More specifically, DHEAS has been shown to have a number of neurological effects, including acting as an GABAa antagonist (Majewska et al. 1990). GABAa neurons act to inhibit transmission of dopaminergic neurons which connect deep brain structures, including the amygdala and hippocampus with the prefrontal cortex via the striatum (Chambers et al 2003). In particular the amygdala, associated with fear and anxiety (Ledoux 1998), is known to contain many GABAa neurons. Thus, by conjecture, increasing levels of DHEAS may disinhibit the activity of dopaminergic neurons in the striatum and hence the transmission of emotional impulses, including fear and anxiety, from deep brain structures to the prefrontal cortex (Campbell et al n.d.). In waking life, increased transmission of the impulses may be associated with fear and avoidance of strangers. During sleep however, these are the impulses that, according to Hobson’s theory, are the basis of dreams images. Such images are then incorporated in dream narratives by the prefrontal cortex during sleep, when the motor output of the prefrontal cortex is inhibited.

Dreams like all human activity must ultimately have an evolutionary origin. However, the elements of dreams which reflect an evolutionary function remain a matter of much debate. This argument adds both neurological mechanism and development timing to an already proposed evolutionary theory of dreaming, thus giving it more specificity and importantly, falsifiability. I suggest that a more detailed investigation of the role of DHEAS in the neurological mechanisms of dreaming may provide important insights into dreams and their evolutionary basis.  

References 

Campbell BC. n.d. Adrenarche and the evolution of human life history. Submitted to American Journal of Human Biology. 
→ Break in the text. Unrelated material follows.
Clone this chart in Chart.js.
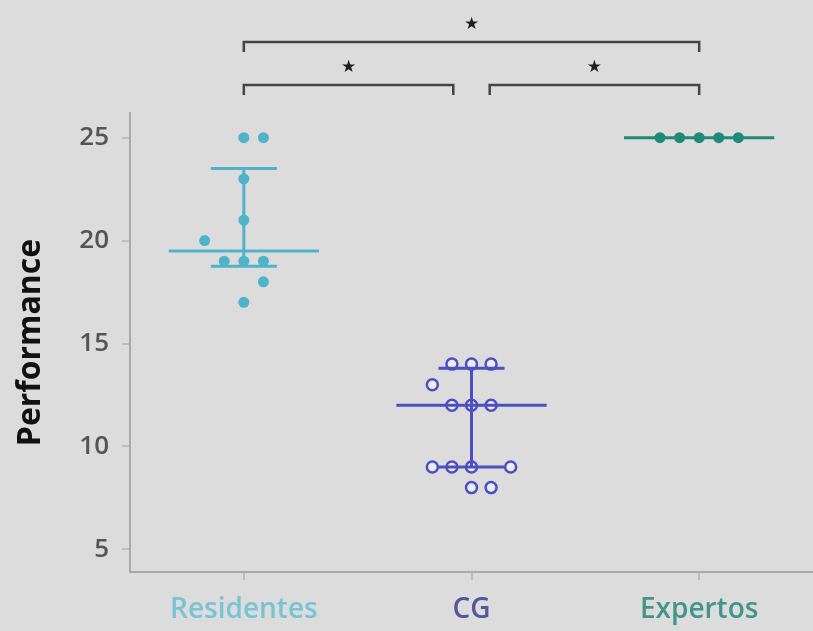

Chambers RA, Taylor JR, Potenza MN. 2003. Developmental neurocircuity of motivation in adolescence: a critical period of addiction vulnerability. Amer J Psychiatry 160:1041-52. 

Dhom G. 1973. The prepubertal and pubertal growth of the adrenal (adrenarche) Beitr Tahol 150:357-77. 

Hobson JA. 1988. The Dreaming Brain. Basic Books. New York 

Kim J. 2002. “Social Adrenarche” Hypothesis for Dreaming. Work for Distinction Anthropology Department, Boston University. 

Ledoux J. 1998. The Emotional Brain: The Mysterious Underpinning of Emotional Life. Weidenfeld and Nicholson, London.  

Majewska M, Demigoren S, Spivak CE, London ED. 1990. The neurosteroid dehydroepiandrosterone sulfate is an allosteric antagonist of the GABAa receptor. Brain Res 526:143-146. 

Revonsuo A. 2000. Reinterpretion of Dreams. Behavioral and Brain Sciences 23:877-901.